His departure coincided with the second rain break of the day but afterwards Australia gained the upper hand when a miserable over by Tudor went for three fours. The pace of its run-scoring was extraordinary for a side under pressure. It had 117 in two hours off 24 overs; then came the third storm. Hardly a worry for Australia with two days to play.

Australia had begun its chase for 158 knowing that twice at the Oval in the last two tours and at Melbourne in 1998- 9, it had failed to make small totals against England in the fourth innings.

Michael Slater and Matthew Hayden went straight into top gear, hit the edges so hard that they scorched through the slips and the unprotected third man boundary for four and put 36 on the board before Slater was caught at third slip off Caddick. Hayden should have been caught by Trescothick in exactly the same position in the next over but by lunch his determined driving had gather 35 out of 68 for one in 13 overs.

The Aussies seemed ready to cruise to victory but in the first over after lunch Robert Croft, bowling only his third over of the match, was smashed for four by Ricky Ponting, the out-of-touch, out-of-place No. 3 who was stumped off the second ball.

The whole tempo of the game changed from that moment. At 88 Hayden was lbw to Tudor and in the next over the Steve Waugh injury meant that Australia was, to all intents and purposes, 89 for four and the game was back in the melting pot. We dreamed it might deter these magnificent Aussies.

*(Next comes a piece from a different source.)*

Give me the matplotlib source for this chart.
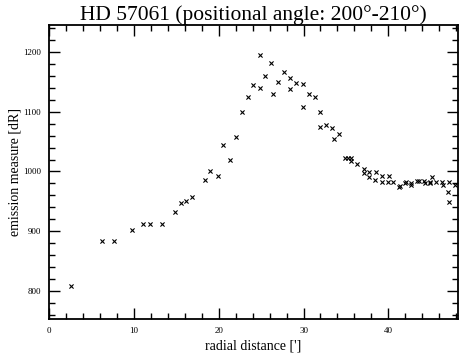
import matplotlib
matplotlib.use("Agg")
import matplotlib.pyplot as plt
from matplotlib.ticker import MultipleLocator

# radial distance [arcmin] and emission measure [dR]
radial_distance = [
    2.6, 6.2, 7.6, 9.8, 11.1, 11.9, 13.3, 14.8, 15.5, 16.2, 16.9, 18.4, 19.0,
    19.9, 20.5, 21.3, 22.0, 22.7, 23.5, 24.1, 24.9, 24.9, 25.5, 26.2, 26.4,
    27.0, 27.7, 28.4, 28.4, 29.1, 29.9, 29.95, 30.6, 31.3, 32.0, 32.0, 32.7,
    33.4, 33.6, 34.2, 34.9, 35.2, 35.6, 35.6, 36.3, 37.1, 37.1, 37.7, 37.7,
    38.4, 38.6, 39.2, 39.2, 39.9, 40.1, 40.6, 41.3, 41.4, 42.0, 42.1, 42.7,
    42.7, 43.4, 43.6, 44.2, 44.3, 44.9, 44.9, 45.1, 45.65, 46.3, 46.4, 47.0,
    47.1, 47.1, 47.8,
]
emission_measure = [
    808, 884, 884, 902, 912, 912, 912, 933, 948, 951, 958, 985, 1001,
    993, 1044, 1019, 1058, 1099, 1125, 1145, 1194, 1139, 1160, 1182, 1129,
    1150, 1167, 1156, 1138, 1148, 1146, 1108, 1129, 1125, 1099, 1075, 1077,
    1072, 1055, 1062, 1022, 1022, 1022, 1018, 1012, 1004, 998, 999, 990,
    986, 999, 993, 983, 983, 993, 982, 974, 976, 981, 982, 981,
    977, 984, 984, 984, 981, 983, 980, 990, 983, 983, 977, 966,
    983, 949, 977,
]

TITLE = "HD 57061 (positional angle: 200°-210°)"
XLABEL = "radial distance [']"
YLABEL = "emission measure [dR]"

plt.rcParams["font.family"] = ["Liberation Serif", "DejaVu Serif"]

fig = plt.figure(figsize=(4.63, 3.57), dpi=100)
ax = fig.add_axes([0.106, 0.106, 0.883, 0.824])

ax.scatter(radial_distance, emission_measure, marker="x", s=9,
           color="black", linewidths=0.8)

ax.set_xlim(0, 48.2)
ax.set_ylim(753, 1245)
ax.xaxis.set_major_locator(MultipleLocator(10))
ax.xaxis.set_minor_locator(MultipleLocator(2))
ax.yaxis.set_major_locator(MultipleLocator(100))
ax.yaxis.set_minor_locator(MultipleLocator(20))
ax.tick_params(which="both", direction="in", top=True, right=True,
               labelsize=6.5, width=1.0, pad=6)
ax.tick_params(which="major", length=8)
ax.tick_params(which="minor", length=4)
for s in ax.spines.values():
    s.set_linewidth(1.3)

ax.set_title(TITLE, fontsize=15.5, pad=2)
ax.set_xlabel(XLABEL, fontsize=10, labelpad=3)
ax.set_ylabel(YLABEL, fontsize=10, labelpad=1)

fig.savefig("out.png", dpi=100)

We were wrong.

The end of the England innings had nothing of the spirit of the final moments of the Australia first innings when 85 came in 90 minutes. England batted only 49 balls - 50 minutes with a 20 minute rain break - and lost three wickets in 14 balls to Jason Gillespie for six runs. Only Alex Tudor, last out to Shane Warne, put up any worthwhile resistance - his eight was the fifth highest score of the innings.

Ian Ward, surely an easy victim if the selectors swing their axe, was out from the fifth ball of the day, lbw on the back foot to Gillespie, Robert Croft lasted only four balls for nought and Andrew Caddick was Gillespie's 100th Test wicket.

They cannot be accused of letting the side down after Mark Ramprakash's wild charge down the pitch and Alec Stewart's cross- batted shot to his second ball. The fault lies not with England's tail-end batting nor with their bowlers but with the batting which - lacking Graham Thorpe, Nasser Hussain and Michael Vaughan - is weak, even alongside the Australian line-up which might have looked sorry without the explosive Adam Gilchrist.